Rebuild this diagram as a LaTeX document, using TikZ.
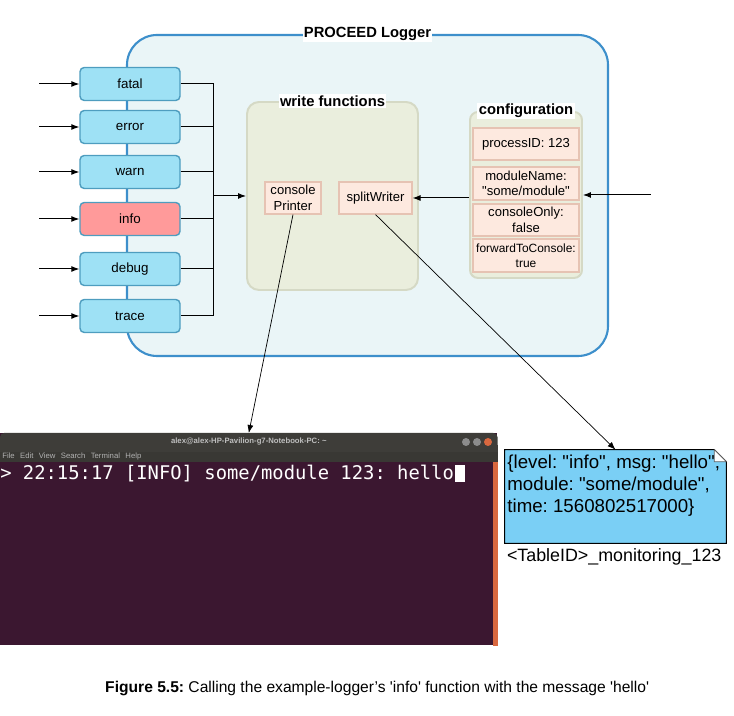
\documentclass[tikz,border=0pt]{standalone}
\usepackage{fontspec}
\setmainfont{Liberation Sans}
\newfontfamily\termfont{DejaVu Sans Mono}
\usepackage{xcolor}
\usepackage{tikz}
\usetikzlibrary{positioning}
\usetikzlibrary{arrows.meta}
\usetikzlibrary{calc}

\definecolor{loggerfill}{HTML}{EAF5F7}
\definecolor{loggerline}{HTML}{3D8FCB}
\definecolor{levelfill}{HTML}{9EE1F5}
\definecolor{levelline}{HTML}{4E9DBF}
\definecolor{infofill}{HTML}{FF9A9A}
\definecolor{groupfill}{HTML}{EAEEDD}
\definecolor{groupline}{HTML}{D5D9C5}
\definecolor{itemfill}{HTML}{FDE9DF}
\definecolor{itemline}{HTML}{E6C3B3}
\definecolor{notefill}{HTML}{7ACFF5}
\definecolor{termbg}{HTML}{3B1730}
\definecolor{termbar}{HTML}{3E3D39}
\definecolor{termmenu}{HTML}{393834}
\definecolor{termorange}{HTML}{D9683F}

\newcommand{\dq}{\textquotedbl}
\newcommand{\sq}{\textquotesingle}
\frenchspacing

\begin{document}
\begin{tikzpicture}[
				level/.style={rectangle, rounded corners=3pt, draw=levelline, line width=1pt,
						fill=levelfill, minimum width=2.5cm, minimum height=0.825cm,
						font=\fontsize{9.5}{11}\selectfont, text centered},
				group/.style={rectangle, draw=groupline, line width=1.4pt, fill=groupfill},
				item/.style={rectangle, draw=itemline, line width=0.8pt, fill=itemfill,
						inner sep=1pt, font=\fontsize{9.3}{11}\selectfont, align=center},
				title/.style={fill=white, inner sep=1pt, font=\fontsize{10.5}{12}\selectfont\bfseries},
				arr/.style={-{Latex[length=2mm, width=1.5mm]}, line width=0.7pt}
			]
			\useasboundingbox (0,0) rectangle (18.35,17.9);

			% PROCEED Logger container
			\node[draw=loggerline, line width=1.5pt, fill=loggerfill, rounded corners=0.75cm,
				minimum width=12.025cm, minimum height=8.025cm] (logger) at (9.1875,13.0125) {};
			\node[title] at (logger.north) {PROCEED Logger};

			% log levels
			\node[level] (fatal) at (3.25,15.8) {fatal};
			\node[level] (error) at (3.25,14.725) {error};
			\node[level] (warn) at (3.25,13.6) {warn};
			\node[level, fill=infofill] (info) at (3.25,12.425) {info};
			\node[level] (debug) at (3.25,11.175) {debug};
			\node[level] (trace) at (3.25,10.0) {trace};

			\draw[arr] ($(fatal.west)+(-1,0)$) -- (fatal.west);
			\draw[arr] ($(error.west)+(-1,0)$) -- (error.west);
			\draw[arr] ($(warn.west)+(-1,0)$) -- (warn.west);
			\draw[arr] ($(info.west)+(-1,0)$) -- (info.west);
			\draw[arr] ($(debug.west)+(-1,0)$) -- (debug.west);
			\draw[arr] ($(trace.west)+(-1,0)$) -- (trace.west);

			% write functions
			\node[group, rounded corners=0.3cm, minimum width=4.275cm, minimum height=4.7cm] (writefn) at (8.3125,13.0) {};
			\node[title] at (writefn.north) {write functions};
			\node[item, minimum width=1.4cm, minimum height=0.8cm] (printer) at (7.325,12.95) {console\\Printer};
			\node[item, minimum width=1.825cm, minimum height=0.8cm] (splitter) at (9.3875,12.95) {splitWriter};

			% bus from the levels
			\coordinate (bus) at (5.325,13.0);
			\draw[line width=0.7pt] (fatal.east) -- (fatal.east -| bus) -- (trace.east -| bus) -- (trace.east);
			\draw[line width=0.7pt] (error.east) -- (error.east -| bus);
			\draw[line width=0.7pt] (warn.east) -- (warn.east -| bus);
			\draw[line width=0.7pt] (info.east) -- (info.east -| bus);
			\draw[line width=0.7pt] (debug.east) -- (debug.east -| bus);
			\draw[arr] (bus) -- (writefn.west);

			% configuration
			\node[group, rounded corners=0.2cm, minimum width=2.8cm, minimum height=4.15cm] (config) at (13.15,13.025) {};
			\node[title] at (config.north) {configuration};
			\node[item, minimum width=2.65cm, minimum height=0.8cm] (pid) at (13.15,14.3) {processID: 123};
			\node[item, minimum width=2.65cm, minimum height=0.825cm] (modname) at (13.15,13.3125) {moduleName:\\\dq some/module\dq};
			\node[item, minimum width=2.65cm, minimum height=0.8cm] (conly) at (13.15,12.4) {consoleOnly:\\false};
			\node[item, minimum width=2.65cm, minimum height=0.825cm, font=\fontsize{8.5}{11}\selectfont] (fwd) at (13.15,11.5125) {forwardToConsole:\\true};

			\draw[arr] ($(config.east)+(1.7,0)$) -- (config.east);
			\draw[arr] (splitter.east -| config.west) -- (splitter.east);

			% terminal window
			\node[fill=termbg, inner sep=0, minimum width=12.425cm, minimum height=5.3cm, anchor=north west] (term) at (0,7.075) {};
			\fill[termbar, rounded corners=3pt] (term.north west) rectangle ($(term.north east)+(0,-0.5)$);
			\fill[termbar] ($(term.north west)+(0,-0.3)$) rectangle ($(term.north east)+(0,-0.475)$);
			\fill[termmenu] ($(term.north west)+(0,-0.475)$) rectangle ($(term.north east)+(0,-0.725)$);
			\fill[termorange] ($(term.north east)+(-0.125,-0.725)$) rectangle (term.south east);
			\node[text=white!75!black, font=\fontsize{5.5}{6}\selectfont\bfseries] (termtitle) at ($(term.north)+(0,-0.225)$) {alex@alex-HP-Pavilion-g7-Notebook-PC: \textasciitilde};
			\node[anchor=west, inner sep=0, text=white!70!black, font=\fontsize{5.5}{6}\selectfont] (termmenu) at ($(term.north west)+(0.05,-0.6)$) {File\hspace{0.7em}Edit\hspace{0.7em}View\hspace{0.7em}Search\hspace{0.7em}Terminal\hspace{0.7em}Help};
			\fill[white!55!black] (11.65,6.85) circle (0.1);
			\fill[white!55!black] (11.925,6.85) circle (0.1);
			\fill[termorange] (12.2,6.85) circle (0.1);
			\node[anchor=west, inner sep=0, text=white, font=\termfont\fontsize{13.4}{15}\selectfont] (prompt) at (0,6.05) {> 22:15:17 [INFO] some/module 123: hello};
			\node[right=0pt of prompt, fill=white, inner sep=0, minimum width=0.25cm, minimum height=0.425cm] (cursor) {};

			% stored message
			\node[minimum width=5.525cm, minimum height=2.325cm, inner sep=0] (note) at (15.3875,5.4875) {};
			\filldraw[fill=notefill, draw=black, line width=0.7pt] (note.south west) -- (note.north west) -- ($(note.north east)+(-0.3,0)$) -- ($(note.north east)+(0,-0.3)$) -- (note.south east) -- cycle;
			\filldraw[fill=white, draw=black!60, line width=0.5pt] ($(note.north east)+(-0.3,0)$) -- ($(note.north east)+(-0.3,-0.3)$) -- ($(note.north east)+(0,-0.3)$) -- cycle;
			\node[anchor=north west, inner sep=0, align=left, font=\fontsize{13.3}{15.5}\selectfont] (msg) at ($(note.north west)+(0.06,-0.13)$) {\{level: \dq info\dq, msg: \dq hello\dq,\\module: \dq some/module\dq,\\time: 1560802517000\}};
			\node[anchor=north west, inner sep=0, font=\fontsize{12.7}{14}\selectfont] (table) at ($(note.south west)+(0.05,-0.12)$) {<TableID>\_monitoring\_123};

			% connectors to the outputs
			\draw[arr, line width=0.5pt] (printer.south) -- (term.north);
			\draw[arr, line width=0.5pt] (splitter.south) -- (note.north);

			% caption
			\node[font=\fontsize{11.1}{13}\selectfont] (caption) at (9.43,0.675) {\textbf{Figure 5.5:} Calling the example-logger's \sq info\sq\ function with the message \sq hello\sq};

		\end{tikzpicture}
\end{document}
_ _ _ _
» Exercise:
Repeat the listing above up to and including the line with "(0,0) rectangle (18.35,17.9);", starting from its first line. Drop any pictures.

» Finished task:
Rebuild this diagram as a LaTeX document, using TikZ.
\documentclass[tikz,border=0pt]{standalone}
\usepackage{fontspec}
\setmainfont{Liberation Sans}
\newfontfamily\termfont{DejaVu Sans Mono}
\usepackage{xcolor}
\usepackage{tikz}
\usetikzlibrary{positioning}
\usetikzlibrary{arrows.meta}
\usetikzlibrary{calc}

\definecolor{loggerfill}{HTML}{EAF5F7}
\definecolor{loggerline}{HTML}{3D8FCB}
\definecolor{levelfill}{HTML}{9EE1F5}
\definecolor{levelline}{HTML}{4E9DBF}
\definecolor{infofill}{HTML}{FF9A9A}
\definecolor{groupfill}{HTML}{EAEEDD}
\definecolor{groupline}{HTML}{D5D9C5}
\definecolor{itemfill}{HTML}{FDE9DF}
\definecolor{itemline}{HTML}{E6C3B3}
\definecolor{notefill}{HTML}{7ACFF5}
\definecolor{termbg}{HTML}{3B1730}
\definecolor{termbar}{HTML}{3E3D39}
\definecolor{termmenu}{HTML}{393834}
\definecolor{termorange}{HTML}{D9683F}

\newcommand{\dq}{\textquotedbl}
\newcommand{\sq}{\textquotesingle}
\frenchspacing

\begin{document}
\begin{tikzpicture}[
				level/.style={rectangle, rounded corners=3pt, draw=levelline, line width=1pt,
						fill=levelfill, minimum width=2.5cm, minimum height=0.825cm,
						font=\fontsize{9.5}{11}\selectfont, text centered},
				group/.style={rectangle, draw=groupline, line width=1.4pt, fill=groupfill},
				item/.style={rectangle, draw=itemline, line width=0.8pt, fill=itemfill,
						inner sep=1pt, font=\fontsize{9.3}{11}\selectfont, align=center},
				title/.style={fill=white, inner sep=1pt, font=\fontsize{10.5}{12}\selectfont\bfseries},
				arr/.style={-{Latex[length=2mm, width=1.5mm]}, line width=0.7pt}
			]
			\useasboundingbox (0,0) rectangle (18.35,17.9);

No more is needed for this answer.